"Transaksi berjalan diperkirakan akan kembali defisit pada 2022 pada kisaran yang terkendali, sehingga mendukung ketahanan eksternal Indonesia," ujar Ibrahim.
Sementara analis DCFX Futures Lukman Leong mengatakan, pelemahan rupiah sangat fundamental. Ini mengingat perkembangan global, di mana bank sentral dunia berlomba-lomba menaikkan suku bunga, terutama bank sentral AS The Fed.
"Ini membuat rupiah menjadi mata uang yang kurang menarik," kata Lukman, dikutip dari Antara.

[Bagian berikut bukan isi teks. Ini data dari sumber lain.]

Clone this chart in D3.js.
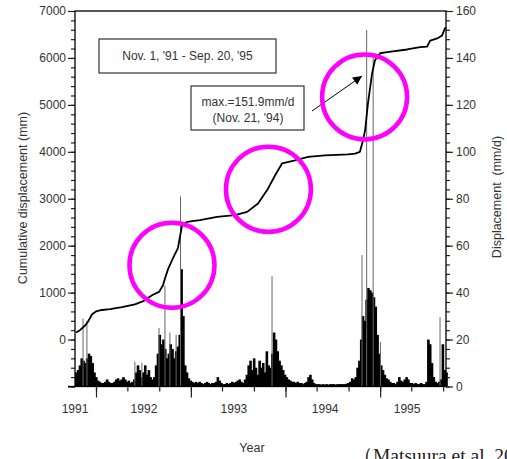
<!DOCTYPE html>
<html>
<head>
<meta charset="utf-8">
<script src="https://cdn.jsdelivr.net/npm/d3@7"></script>
<style>
  body { margin: 0; background: #fff; overflow: hidden; }
  text { font-family: "Liberation Sans", Arial, sans-serif; fill: #333; }
</style>
</head>
<body>
<div id="chart"></div>
<script>
'use strict';

var parse = d3.timeParse('%Y-%m-%d');

// Cumulative displacement (mm)
var cumDates = ['1991-10-16','1991-10-31','1991-11-20','1991-12-01','1991-12-17','1992-01-01',
  '1992-01-24','1992-02-24','1992-04-10','1992-05-30','1992-07-04','1992-08-04','1992-08-31',
  '1992-09-15','1992-09-23','1992-10-05','1992-10-24','1992-11-12','1992-11-28','1992-12-17',
  '1993-02-05','1993-04-12','1993-06-20','1993-08-06','1993-09-17','1993-10-26','1993-11-22',
  '1993-12-19','1994-02-07','1994-03-29','1994-06-02','1994-08-30','1994-09-26','1994-10-15',
  '1994-10-27','1994-11-04','1994-11-15','1994-12-01','1994-12-12','1995-01-01','1995-01-28',
  '1995-04-15','1995-06-04','1995-07-01','1995-07-13','1995-08-09','1995-08-28','1995-09-08',
  '1995-09-12'];
var cumValues = [150, 200, 300, 380, 540, 600,
  630, 650, 690, 750, 825, 945, 1015,
  1150, 1300, 1500, 1735, 1950, 2435, 2505,
  2545, 2615, 2650, 2720, 2900, 3220, 3500,
  3755, 3820, 3890, 3925, 3945, 3960, 4000,
  4245, 4460, 5030, 5670, 5950, 6100, 6125,
  6180, 6230, 6240, 6370, 6415, 6480, 6630,
  6650];

// Displacement rate (mm/d), one value per week from rateStart
var rateStart = '1991-10-12';
var rateValues = [
  6, 7, 9, 12, 11, 10, 12, 14, 13, 10, 6, 4, 2.5, 2, 1.5, 1.5, 2, 3, 2, 1.5,
  1.5, 2, 3, 3.5, 2.5, 3, 4, 3, 2, 2.5, 1.5, 2, 3, 6, 9, 7, 4, 6, 9, 5,
  7, 4, 3, 4, 9, 14, 22, 18, 20, 16, 12, 14, 18, 16, 12, 15, 17, 22, 50, 30,
  9, 6, 3.5, 2.5, 2, 1.5, 2, 1.5, 2, 1.5, 1, 1.5, 2, 1.5, 1, 1.5, 1.5, 2, 4, 2.5,
  1.5, 1, 1, 1.5, 1, 1.5, 2, 1.5, 2, 2.5, 3, 2, 1.5, 3, 5, 9, 11, 7, 12, 8,
  5, 11, 8, 10, 6, 15, 9, 8, 14, 23, 20, 15, 11, 9, 7, 5, 4, 3, 2.5, 2,
  2, 1.5, 2, 1.5, 1.5, 1, 1.5, 2, 4, 5, 3, 1.5, 1, 1, 1, 0.8, 1, 0.8, 1, 0.8,
  1, 1, 1, 0.8, 1, 1, 1, 1, 1, 1.2, 1.5, 2, 3.5, 3, 4, 8, 11, 20, 30, 28,
  37, 42, 41, 40, 38, 34, 22, 14, 9, 7, 5, 3.5, 3, 2, 1.5, 1.5, 1, 2, 4, 2.5,
  2, 3, 4, 3, 1.5, 1.5, 1, 1.5, 1, 1, 1.5, 1, 1, 2, 20, 18, 10, 4, 2, 1.5,
  2, 3, 18, 7, 6];

// Single-day peaks (mm/d)
var peakDates = ['1991-11-12','1991-11-27','1992-05-30','1992-06-26','1992-08-31','1992-09-23',
  '1992-10-12','1992-11-05','1992-11-22','1993-11-10','1994-10-23','1994-11-10','1994-12-05',
  '1995-01-02','1995-08-20'];
var peakValues = [29, 28, 10.5, 10, 25, 43, 23, 22, 81, 47, 56, 151.9, 141, 19, 29.6];

var yearLabels = ['1991', '1992', '1993', '1994', '1995'];
var yearLabelDates = ['1991-10-12', '1992-07-04', '1993-06-16', '1994-06-03', '1995-04-15'];

var leftTicks = d3.range(-1000, 7001, 1000);
var rightTicks = d3.range(0, 161, 20);

// highlighted periods: [date, cumulative mm]
var circleDates = ['1992-10-20', '1993-10-27', '1994-11-02'];
var circleValues = [1585, 3202, 5170];

(function() {
  var width = 507, height = 459;
  var margin = { left: 75, right: 446, top: 11, bottom: 386.5 };

  var svg = d3.select('#chart').append('svg')
    .attr('width', width)
    .attr('height', height);

  var x = d3.scaleTime()
    .domain([parse('1991-10-12'), parse('1995-09-12')])
    .range([margin.left, margin.right]);
  var yL = d3.scaleLinear().domain([-1000, 7000]).range([margin.bottom, margin.top]);
  var yR = d3.scaleLinear().domain([0, 160]).range([margin.bottom, margin.top]);

  // bars
  var rate = rateValues.map(function(v, i) {
    return { date: d3.timeDay.offset(parse(rateStart), i * 7), value: v };
  });
  svg.append('g').selectAll('rect')
    .data(rate)
    .enter().append('rect')
    .attr('x', function(d) { return x(d.date); })
    .attr('width', function(d) { return x(d3.timeDay.offset(d.date, 7)) - x(d.date) + 0.8; })
    .attr('y', function(d) { return yR(d.value); })
    .attr('height', function(d) { return yR(0) - yR(d.value); })
    .attr('fill', '#000');

  svg.append('g').selectAll('line')
    .data(peakDates)
    .enter().append('line')
    .attr('x1', function(d) { return x(parse(d)); })
    .attr('x2', function(d) { return x(parse(d)); })
    .attr('y1', yR(0))
    .attr('y2', function(d, i) { return yR(peakValues[i]); })
    .attr('stroke', '#666')
    .attr('stroke-width', 1);

  // cumulative line
  var line = d3.line()
    .x(function(d, i) { return x(parse(cumDates[i])); })
    .y(function(d) { return yL(d); });

  svg.append('path')
    .datum(cumValues)
    .attr('d', line)
    .attr('fill', 'none')
    .attr('stroke', '#000')
    .attr('stroke-width', 1.8)
    .attr('stroke-linejoin', 'round');

  // axes
  function styleAxis(g) {
    g.select('.domain').remove();
    g.selectAll('.tick line').attr('stroke', '#222').attr('stroke-width', 1.2);
    g.selectAll('.tick text').attr('font-size', 12).attr('fill', '#333')
      .style('font-family', '"Liberation Sans", Arial, sans-serif');
  }

  svg.append('g')
    .attr('transform', 'translate(' + margin.left + ',0)')
    .call(d3.axisLeft(yL).tickValues(d3.range(-1000, 7000, 200)).tickSize(4).tickFormat(''))
    .call(styleAxis);
  svg.append('g')
    .attr('transform', 'translate(' + margin.left + ',0)')
    .call(d3.axisLeft(yL).tickValues(leftTicks).tickSize(7).tickPadding(2)
      .tickFormat(function(d) { return d < 0 ? '' : d; }))
    .call(styleAxis);

  svg.append('g')
    .attr('transform', 'translate(' + margin.right + ',0)')
    .call(d3.axisRight(yR).tickValues(d3.range(0, 160, 4)).tickSize(4).tickFormat(''))
    .call(styleAxis);
  svg.append('g')
    .attr('transform', 'translate(' + margin.right + ',0)')
    .call(d3.axisRight(yR).tickValues(rightTicks).tickSize(7).tickPadding(3))
    .call(styleAxis);

  svg.append('g')
    .attr('transform', 'translate(0,' + margin.bottom + ')')
    .call(d3.axisBottom(x).ticks(d3.timeMonth.every(4)).tickSize(5).tickFormat(''))
    .call(styleAxis);
  svg.append('g')
    .attr('transform', 'translate(0,' + margin.bottom + ')')
    .call(d3.axisBottom(x).ticks(d3.timeYear.every(1)).tickSize(11).tickFormat(''))
    .call(styleAxis);

  svg.append('g').selectAll('text')
    .data(yearLabels)
    .enter().append('text')
    .attr('x', function(d, i) { return x(parse(yearLabelDates[i])); })
    .attr('y', 413)
    .attr('text-anchor', 'middle')
    .attr('font-size', 12)
    .text(function(d) { return d; });

  // frame
  svg.append('rect')
    .attr('x', margin.left).attr('y', margin.top)
    .attr('width', margin.right - margin.left).attr('height', margin.bottom - margin.top)
    .attr('fill', 'none')
    .attr('stroke', '#000')
    .attr('stroke-width', 1.3);
  svg.append('line')
    .attr('x1', margin.left - 7).attr('x2', margin.left)
    .attr('y1', margin.bottom).attr('y2', margin.bottom)
    .attr('stroke', '#000').attr('stroke-width', 1.3);

  // axis titles
  svg.append('text')
    .attr('transform', 'translate(27,198) rotate(-90)')
    .attr('text-anchor', 'middle')
    .attr('font-size', 12.5)
    .text('Cumulative displacement (mm)');
  svg.append('text')
    .attr('transform', 'translate(501,197) rotate(-90)')
    .attr('text-anchor', 'middle')
    .attr('font-size', 12.5)
    .style('white-space', 'pre')
    .text('Displacement  (mm/d)');
  svg.append('text')
    .attr('x', 252).attr('y', 452)
    .attr('text-anchor', 'middle')
    .attr('font-size', 12.5)
    .text('Year');

  // annotations
  svg.append('rect')
    .attr('x', 99).attr('y', 39).attr('width', 177).attr('height', 34)
    .attr('fill', '#fff').attr('stroke', '#333').attr('stroke-width', 1.2);
  svg.append('text')
    .attr('x', 187.5).attr('y', 60)
    .attr('text-anchor', 'middle')
    .attr('font-size', 12)
    .text("Nov. 1, '91 - Sep. 20, '95");

  svg.append('rect')
    .attr('x', 191).attr('y', 86).attr('width', 113).attr('height', 44)
    .attr('fill', '#fff').attr('stroke', '#333').attr('stroke-width', 1.2);
  svg.append('text')
    .attr('x', 248).attr('y', 106)
    .attr('text-anchor', 'middle')
    .attr('font-size', 12)
    .text('max.=151.9mm/d');
  svg.append('text')
    .attr('x', 248).attr('y', 122)
    .attr('text-anchor', 'middle')
    .attr('font-size', 12)
    .text("(Nov. 21, '94)");

  svg.append('defs').append('marker')
    .attr('id', 'head')
    .attr('viewBox', '0 0 10 10')
    .attr('refX', 10).attr('refY', 5)
    .attr('markerWidth', 11).attr('markerHeight', 9)
    .attr('markerUnits', 'userSpaceOnUse')
    .attr('orient', 'auto')
    .append('path')
    .attr('d', 'M0,0L10,5L0,10Z')
    .attr('fill', '#000');
  svg.append('line')
    .attr('x1', 312).attr('y1', 111)
    .attr('x2', 362).attr('y2', 76)
    .attr('stroke', '#000').attr('stroke-width', 1)
    .attr('marker-end', 'url(#head)');

  // highlight circles
  svg.append('g').selectAll('circle')
    .data(circleDates)
    .enter().append('circle')
    .attr('cx', function(d) { return x(parse(d)); })
    .attr('cy', function(d, i) { return yL(circleValues[i]); })
    .attr('r', 42.5)
    .attr('fill', 'none')
    .attr('stroke', '#ff00ff')
    .attr('stroke-width', 4.5);

  // source (runs past the page edge, as in the original figure)
  svg.append('text')
    .attr('x', 353).attr('y', 462)
    .attr('font-size', 19.5)
    .style('font-family', '"Liberation Serif", "Times New Roman", serif')
    .style('fill', '#222')
    .text('（Matsuura et al. 2008）');
})();
</script>
</body>
</html>
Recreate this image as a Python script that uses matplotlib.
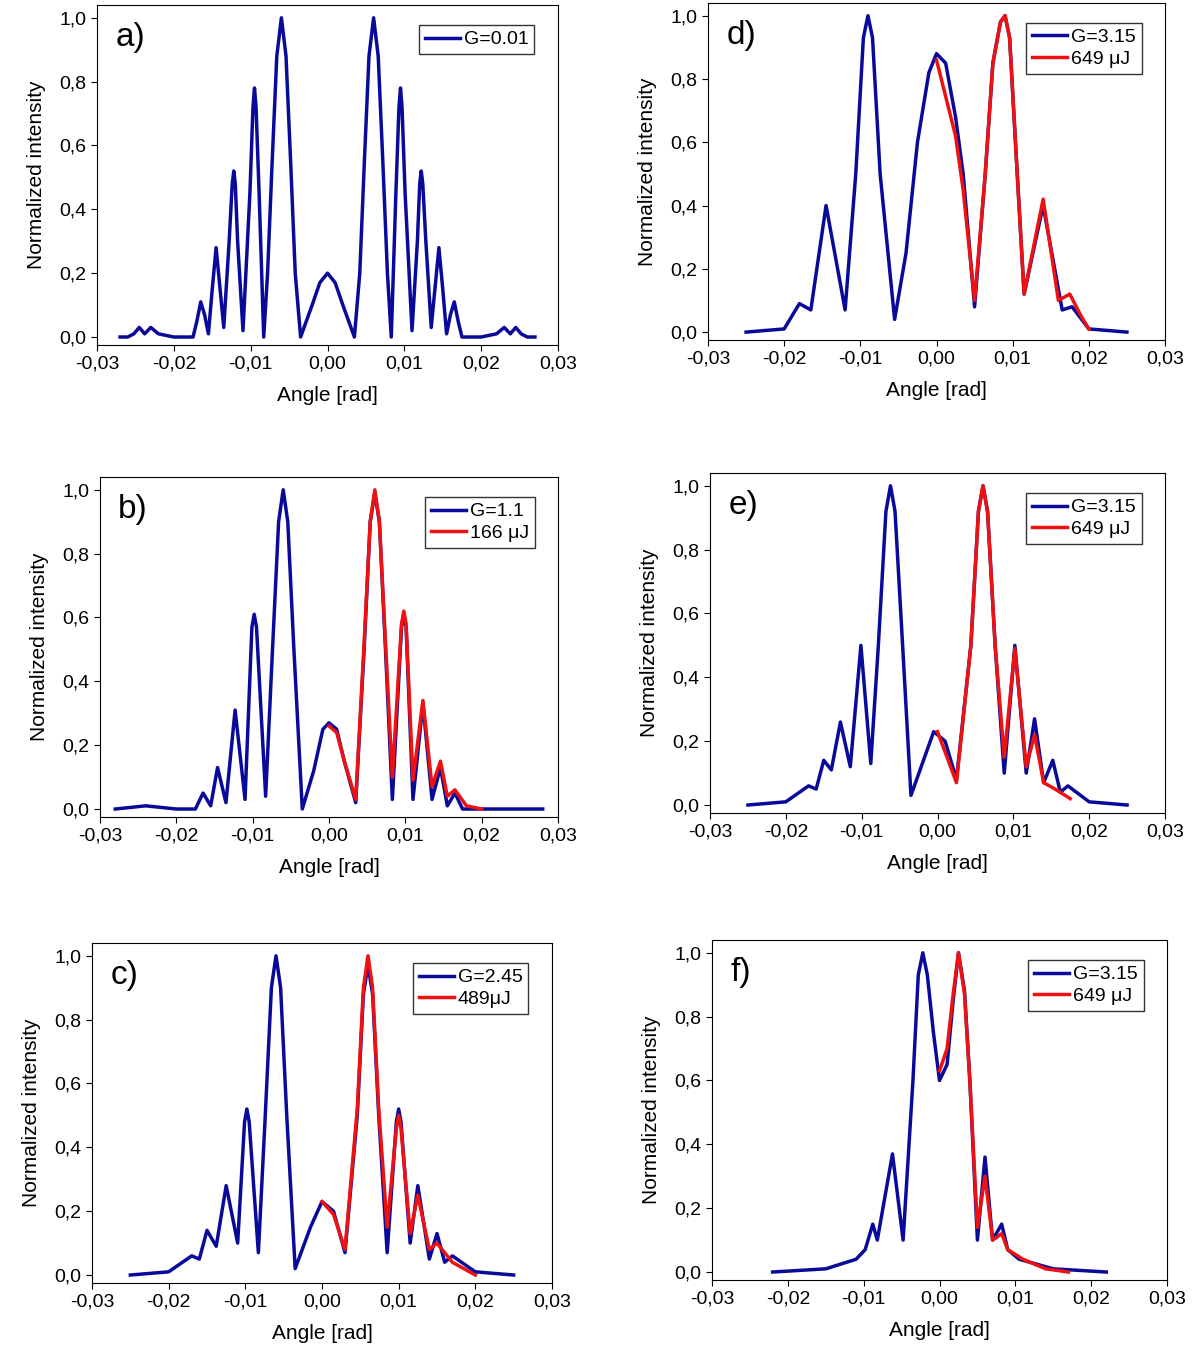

Dari domestik, dia menuturkan, tekanan untuk menaikkan suku bunga semakin besar setelah data inflasi menunjukkan angka di atas 4 persen. Badan Pusat Statistik (BPS) mencatat inflasi Juni 2022 sebesar 0,61 persen (mom) atau 4,35 persen (yoy), merupakan yang tertinggi sejak 2017.
"Ini dikhawatirkan bisa membebani prospek pertumbuhan ekonomi Indonesia. Kenaikan kasus Covid-19 dan PPKM yang dinaikkan ke level dua juga turut menekan rupiah belakangan ini," ujar Lukman.